Elizabeth Quandt joined the art department of SRJC as a full time faculty member in 1971, where she was an instructor of printmaking and drawing for fourteen years. Passionate about her work, she created an extensive body of drawings, etchings, watercolors, and livres d’artistes. Quandt illustrated Francis Ponge’s Dix poèms, translated by Gerge Gavronsky and printed by Jack Stauffacher in 1983. She also produced two portfolios of etchings, Homage to Boudin: A Suite of Etchings, 1976, and Aries: A Suite of Four Original Etchings, 1978.

Quandt was a member of the California Society of Printmakers and the San Francisco Women Arts, serveing as president for the latter between 1952 and 1954. Her work was included in exhibitions with the San Francisco Art Association, the Philadelphia Print Club, the San Francisco Women Artists, the California Society of Printmakers, the National Academy of Design, the Los Angeles Printmakers, and the Boston Printmakers. She had a solo exhibition in 1975 at the Achenbach Foundation for Graphic Arts in San Francisco and was awarded three Djerassi Foundation Fellowships (1984, 1985, and 1986).

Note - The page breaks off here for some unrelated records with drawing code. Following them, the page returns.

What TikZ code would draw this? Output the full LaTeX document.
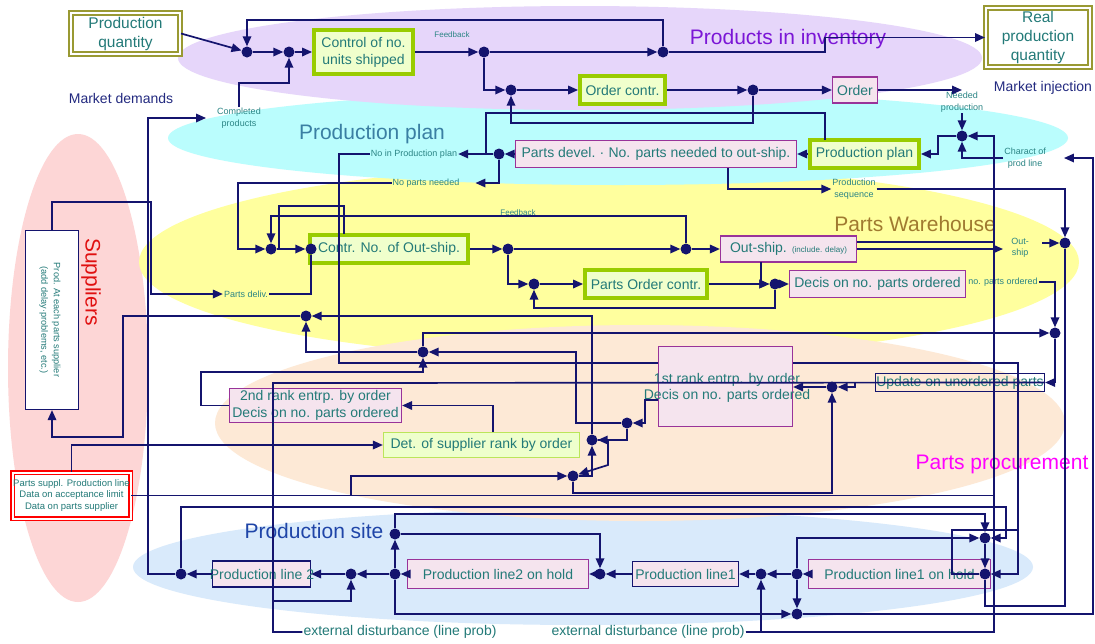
\documentclass[tikz,border=0pt]{standalone}
\usepackage{fontspec}
\setmainfont{Liberation Sans}
\usetikzlibrary{arrows.meta}
\newcommand\fz[2]{\fontsize{#1}{#2}\selectfont}
\definecolor{navy}{HTML}{14146E}
\definecolor{tealc}{HTML}{237A78}
\definecolor{lblc}{HTML}{2B8585}
\definecolor{grn}{HTML}{99CC00}
\definecolor{gfill}{HTML}{F0FFCC}
\definecolor{pbord}{HTML}{993399}
\definecolor{pfill}{HTML}{F5E4EE}
\definecolor{olivec}{HTML}{999933}
\definecolor{cpurple}{HTML}{E6D6FA}
\definecolor{ccyan}{HTML}{BAFDFD}
\definecolor{cyellow}{HTML}{FFFF9E}
\definecolor{cpeach}{HTML}{FDE9D6}
\definecolor{cblue}{HTML}{D9EAFB}
\definecolor{cpink}{HTML}{FDD6D6}
\definecolor{mkt}{HTML}{232A80}
\definecolor{dfill}{HTML}{EEFFCC}
\definecolor{dbord}{HTML}{BBE55A}
\definecolor{tinvc}{HTML}{7B16D6}
\definecolor{tplanc}{HTML}{3A7FA3}
\definecolor{twhc}{HTML}{A07A30}
\definecolor{tprocc}{HTML}{FF00FF}
\definecolor{tsitec}{HTML}{1F45A8}
\definecolor{tsupc}{HTML}{E01010}
\begin{document}
\begin{tikzpicture}[x=1pt,y=-1pt,
  ln/.style={draw=navy,line width=1.7pt},
  arr/.style={ln,-{Triangle[length=10pt,width=8.5pt]}},
  dot/.style={circle,fill=navy,inner sep=0pt,minimum size=11pt},
  gbox/.style={draw=grn,line width=3.8pt,fill=gfill,text=tealc,font=\fz{14}{17},inner sep=0pt,align=center},
  pbox/.style={draw=pbord,line width=1.2pt,fill=pfill,text=tealc,font=\fz{14}{17},inner sep=0pt,align=center},
  nbox/.style={draw=navy,line width=1.2pt,fill=pfill,text=tealc,font=\fz{14}{17},inner sep=0pt,align=center},
  obox/.style={draw=olivec,line width=2pt,double=white,double distance=2pt,fill=white,text=tealc,font=\fz{15.5}{19},inner sep=0pt,align=center},
  lbl/.style={text=lblc,font=\fz{9}{11.5},inner sep=1pt,align=center},
  big/.style={font=\fz{21}{24},inner sep=0pt}]
\useasboundingbox (0,0) rectangle (1095,643);
\fill[white] (0,0) rectangle (1095,643);
% ---- regions
\fill[cpink] (78,368) ellipse [x radius=70pt,y radius=234pt];
\fill[cblue] (583,567) ellipse [x radius=450pt,y radius=58pt];
\fill[cyellow] (609,262) ellipse [x radius=470pt,y radius=97pt];
\fill[cpeach] (640,423) ellipse [x radius=425pt,y radius=98pt];
\fill[ccyan] (618,138) ellipse [x radius=450pt,y radius=47pt];
\fill[cpurple] (580,58) ellipse [x radius=402pt,y radius=52pt];
% ---- region titles
\node[big,text=tinvc] (tinv) at (788,39) {Products in inventory};
\node[big,text=tplanc] (tplan) at (372,134) {Production plan};
\node[big,text=twhc] (twh) at (915,224) {Parts Warehouse};
\node[big,text=tprocc] (tproc) at (1002,464) {Parts procurement};
\node[big,text=tsitec] (tsite) at (314,531) {Production site};
\node[big,text=tsupc,rotate=-90] (tsup) at (91,282) {Suppliers};
\node[font=\fz{14}{17},text=mkt,inner sep=0pt] (md) at (121,98) {Market demands};
\node[font=\fz{14}{17},text=mkt,inner sep=0pt] (mi) at (1043,88) {Market injection};
% ---- boxes
\node[obox,minimum width=109,minimum height=41] (pq) at (125.5,33.5) {Production\\quantity};
\node[obox,minimum width=104,minimum height=59] (rpq) at (1038,37.5) {Real\\production\\quantity};
\node[gbox,minimum width=99,minimum height=44] (ctrl) at (363.5,52) {Control of no.\\units shipped};
\node[gbox,minimum width=85,minimum height=27.5] (oc) at (622.5,90) {Order contr.};
\node[pbox,minimum width=45,minimum height=26] (ord) at (855,90) {Order};
\node[pbox,minimum width=281,minimum height=27] (pd) at (656,154) {Parts devel.\hspace{0.3em}·\hspace{0.3em}No. parts needed to out-ship.};
\node[gbox,minimum width=109,minimum height=27.5] (pp) at (864.5,154) {Production plan};
\node[gbox,minimum width=158,minimum height=27.5] (cno) at (389,249) {Contr. No. of Out-ship.};
\node[pbox,minimum width=136,minimum height=26] (os) at (788.5,249) {Out-ship. {\fz{8}{9}(include. delay)}};
\node[gbox,minimum width=122,minimum height=27.5] (poc) at (646,284) {Parts Order contr.};
\node[pbox,minimum width=176,minimum height=27] (dec) at (877.5,284) {Decis on no. parts ordered};
\node[draw=navy,line width=1.2pt,fill=white,minimum width=53,minimum height=179,inner sep=0pt] (sup) at (52,320) {};
\node[rotate=-90,text=tealc,font=\fz{9.2}{12.5},align=center,inner sep=0pt] (suptxt) at (50,320) {Prod. At each parts supplier\\(add delay·problems, etc.)};
\node[pbox,minimum width=134,minimum height=80] (r1) at (725.5,386.5) {};
\node[text=tealc,font=\fz{14}{16.5},align=center,inner sep=0pt] (r1txt) at (727,388) {1st rank entrp. by order\\Decis on no. parts ordered};
\node[draw=navy,line width=1.2pt,minimum width=169,minimum height=18,inner sep=0pt,text=tealc,font=\fz{14}{17}] (upd) at (960,382.5) {Update on unordered parts};
\node[pbox,minimum width=172,minimum height=34] (r2) at (315.5,405.5) {2nd rank entrp. by order\\Decis on no. parts ordered};
\node[draw=dbord,line width=1.2pt,fill=dfill,minimum width=196,minimum height=25,inner sep=0pt,text=tealc,font=\fz{14}{17}] (det) at (481.5,445) {Det. of supplier rank by order};
\node[draw=red,line width=1.5pt,double=white,double distance=2pt,fill=white,minimum width=118,minimum height=46,inner sep=0pt,text=tealc,font=\fz{9.5}{11.5},align=center] (ps) at (71.5,495.5) {Parts suppl. Production line\\Data on acceptance limit\\Data on parts supplier};
\node[nbox,minimum width=98,minimum height=26] (pl2) at (261.5,574) {};
\node[text=tealc,font=\fz{14}{17},inner sep=0pt] (pl2txt) at (262,574) {Production line 2};
\node[pbox,minimum width=181,minimum height=29] (pl2h) at (498,574) {Production line2 on hold};
\node[nbox,minimum width=106,minimum height=25] (pl1) at (685.5,574) {Production line1};
\node[pbox,minimum width=182,minimum height=29] (pl1h) at (899.5,574) {Production line1 on hold};
% ---- small labels
\node[lbl] (cp) at (239,118) {Completed\\products};
\node[lbl,font=\fz{8}{10}] (fb1) at (452,35) {Feedback};
\node[lbl] (np) at (962,102) {Needed\\production};
\node[lbl] (nipp) at (414,154) {No in Production plan};
\node[lbl] (npn) at (426,183) {No parts needed};
\node[lbl] (pseq) at (854,189) {Production\\sequence};
\node[lbl] (cpl) at (1025,158) {Charact of\\prod line};
\node[lbl,font=\fz{8}{10}] (fb2) at (518,213) {Feedback};
\node[lbl] (osl) at (1020,248) {Out-\\ship};
\node[lbl] (npo) at (1003,282) {no. parts ordered};
\node[lbl] (pdl) at (246,294) {Parts deliv.};
\node[text=tealc,font=\fz{14}{17},inner sep=1pt] (ext1) at (400,632) {external disturbance (line prob)};
\node[text=tealc,font=\fz{14}{17},inner sep=1pt] (ext2) at (648,632) {external disturbance (line prob)};
% ---- junction dots
\node[dot] (A) at (247,52) {};
\node[dot] (B) at (289,52) {};
\node[dot] (D) at (484,52) {};
\node[dot] (C) at (663,52) {};
\node[dot] (E) at (511,90) {};
\node[dot] (F) at (753,90) {};
\node[dot] (G) at (962,136) {};
\node[dot] (U) at (499,154) {};
\node[dot] (S) at (271,249) {};
\node[dot] (T) at (311,249) {};
\node[dot] (W) at (508,249) {};
\node[dot] (V) at (686,249) {};
\node[dot] (X) at (534,284) {};
\node[dot] (Y) at (775,284) {};
\node[dot] (M) at (1065,243) {};
\node[dot] (N) at (1055,333) {};
\node[dot] (d1) at (423,352) {};
\node[dot] (d2) at (306,316) {};
\node[dot] (R) at (627,423) {};
\node[dot] (Q) at (592,440) {};
\node[dot] (P) at (573,476) {};
\node[dot] (O) at (832,387) {};
\node[dot] (K) at (985,538) {};
\node[dot] (L) at (985,574) {};
\node[dot] (H) at (797,574) {};
\node[dot] (I) at (761,574) {};
\node[dot] (J) at (797,614) {};
\node[dot] (Z1) at (181,574) {};
\node[dot] (Z2) at (351,574) {};
\node[dot] (Z3) at (395,574) {};
\node[dot] (Z4) at (395,534) {};
\node[dot] (Z5) at (600,574) {};
% ---- connectors: inventory
\draw[arr] (pq.east) -- (A);
\draw[arr] (C) -- ++(0,-32) -| (A);
\draw[arr] (A) -- (B);
\draw[arr] (B) -- (ctrl);
\draw[arr] (cp.north) -- ++(0,-24) -| (B);
\draw[arr] (ctrl) -- (D);
\draw[arr] (D) -- (C);
\draw[arr] (C) -- (825,52) |- (rpq.west);
\draw[arr] (D) |- (E);
\draw[arr] (E) -- (oc);
\draw[arr] (oc) -- (F);
\draw[arr] (F) -- (ord);
\draw[arr] (F) -- ++(0,33) -| (E);
\draw[arr] (ord) -- (np.north |- ord);
\draw[arr] (np) -- (G);
% ---- production plan
\draw[arr] (G) -- ++(-24,0) |- (pp.east);
\draw[arr] (ext2.east) -- (994,632) |- (G);
\draw[arr] (cpl.west) -| (G);
\draw[arr] (J) -- (1093,614) -- (1093,158) -- ([xshift=17pt]cpl.east);
\draw[arr] (pp) -- (pd);
\draw[arr] (pd) -- (U);
\draw[arr] (U) -- (nipp.east);
\draw[arr] (U) |- ([xshift=15pt]npn.east);
\draw[ln] (825,140) |- (486,113) -- (486,154);
\draw[arr] (728,168) |- (pseq.west);
\draw[ln] (nipp.west) -| (339,363) -- (658,363);
\draw[arr] (793,363) -- (1018,363) |- (L);
% ---- warehouse
\draw[arr] (npn.west) -- (238,183) |- (S);
\draw[arr] (S) -- (T);
\draw[ln] (279,249) |- (344,206) -- (344,234);
\draw[arr] (V) -- ++(0,-33) -| (S);
\draw[ln] (pdl.east) -| (T);
\draw[arr] (sup.north) -- (52,202) -- (151,202) |- (pdl.west);
\draw[arr] (cno) -- (W);
\draw[arr] (W) -- (V);
\draw[arr] (V) -- (os);
\draw[arr] (W) |- (X);
\draw[arr] (X) -- (poc);
\draw[arr] (poc) -- (Y);
\draw[arr] (Y) -- (dec);
\draw[arr] (Y) -- ++(0,24) -| (X);
\draw[arr] (761,262) |- (Y);
\draw[arr] (os.east) -- (1003,249);
\draw[ln] (857,242) -- (994,242);
\draw[arr] (1042,243) -- (M);
\draw[arr] (pseq.east) -| (M);
\draw[ln] (M) -- (1065,606) -| (L);
\draw[arr] (npo.east) -| (N);
% ---- procurement
\draw[arr] (d1) |- (N);
\draw[arr] (N) |- (upd.east);
\draw[ln] (ext1.west) -- (273,632) -- (273,383) -- (upd.east);
\draw[arr] (273,601) -| (Z2);
\draw[arr] (855,383) |- (O);
\draw[arr] (O) -- (r1.east |- O);
\draw[arr] (P) |- (832,493) -- (O);
\draw[arr] (658,400) -- (645,400) |- (R);
\draw[arr] (R) -- (576,423) -- (576,352) -- (d1);
\draw[arr] (R) |- (Q);
\draw[arr] (P) -| (Q);
\draw[arr] (Q) -| (608,465) -- (P);
\draw[arr] (Q) |- (d2);
\draw[arr] (d1) -| (d2);
\draw[arr] (d2) -- (123,316) -- (123,437) -| (sup.south);
\draw[arr] (493,432) |- (r2.east);
\draw[arr] (r2.west) -- (201,405.5) |- (423,372) -- (d1);
\draw[arr] (ps.north) |- (det.west);
\draw[ln] (ps.east) -- (994,495.5);
\draw[arr] (351,495.5) |- (P);
% ---- production site
\draw[arr] (Z1) -- (148,574) -- (148,118) -- ([xshift=-10pt]cp.west);
\draw[arr] (pl2) -- (Z1);
\draw[arr] (Z1) -- (181,507) -- (1006,507) |- (K);
\draw[arr] (Z2) -- (pl2);
\draw[arr] (Z3) -- (Z2);
\draw[arr] (pl2h) -- (Z3);
\draw[arr] (Z3) -- (Z4);
\draw[arr] (Z4) -| (Z5);
\draw[arr] (Z4) -- (395,514) -| (K);
\draw[arr] (Z3) |- (J);
\draw[arr] (pl1) -- (Z5);
\draw[arr] (Z5) -- (pl2h);
\draw[arr] (I) -- (pl1);
\draw[arr] (H) -- (I);
\draw[arr] (pl1h) -- (H);
\draw[arr] (H) -- (J);
\draw[arr] (H) |- (K);
\draw[arr] (K) -- (L);
\draw[ln] (L) -- (952,574) |- (1018,530);
\draw[arr] (ext2.east) -| (I);
\end{tikzpicture}
\end{document}
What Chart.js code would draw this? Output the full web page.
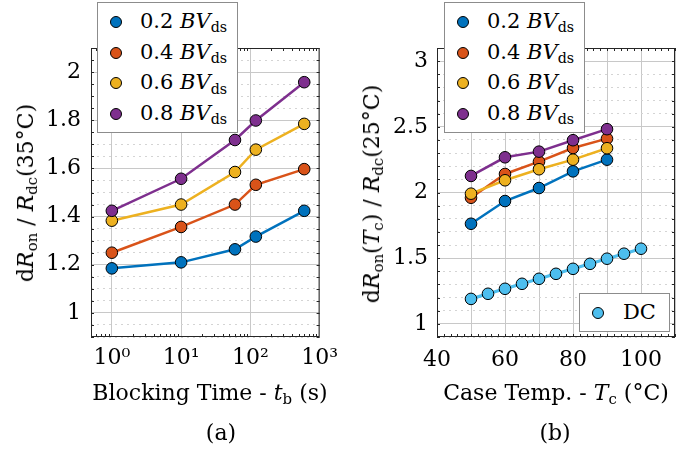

Elizabeth Quandt’s work is represented in the collections of the New York Public Library; Bibliothèque nationale de France, Paris; Fine Arts Museums of San Francisco; the Santa Rosa Junior College Libraries Doyle Collection, Santa Rosa; the Cantor Arts Center at Stanford University, Stanford; and the Library of Congress, Washington, D.C.

 
Elizabeth Quandt died in Santa Rosa on December 1, 1994.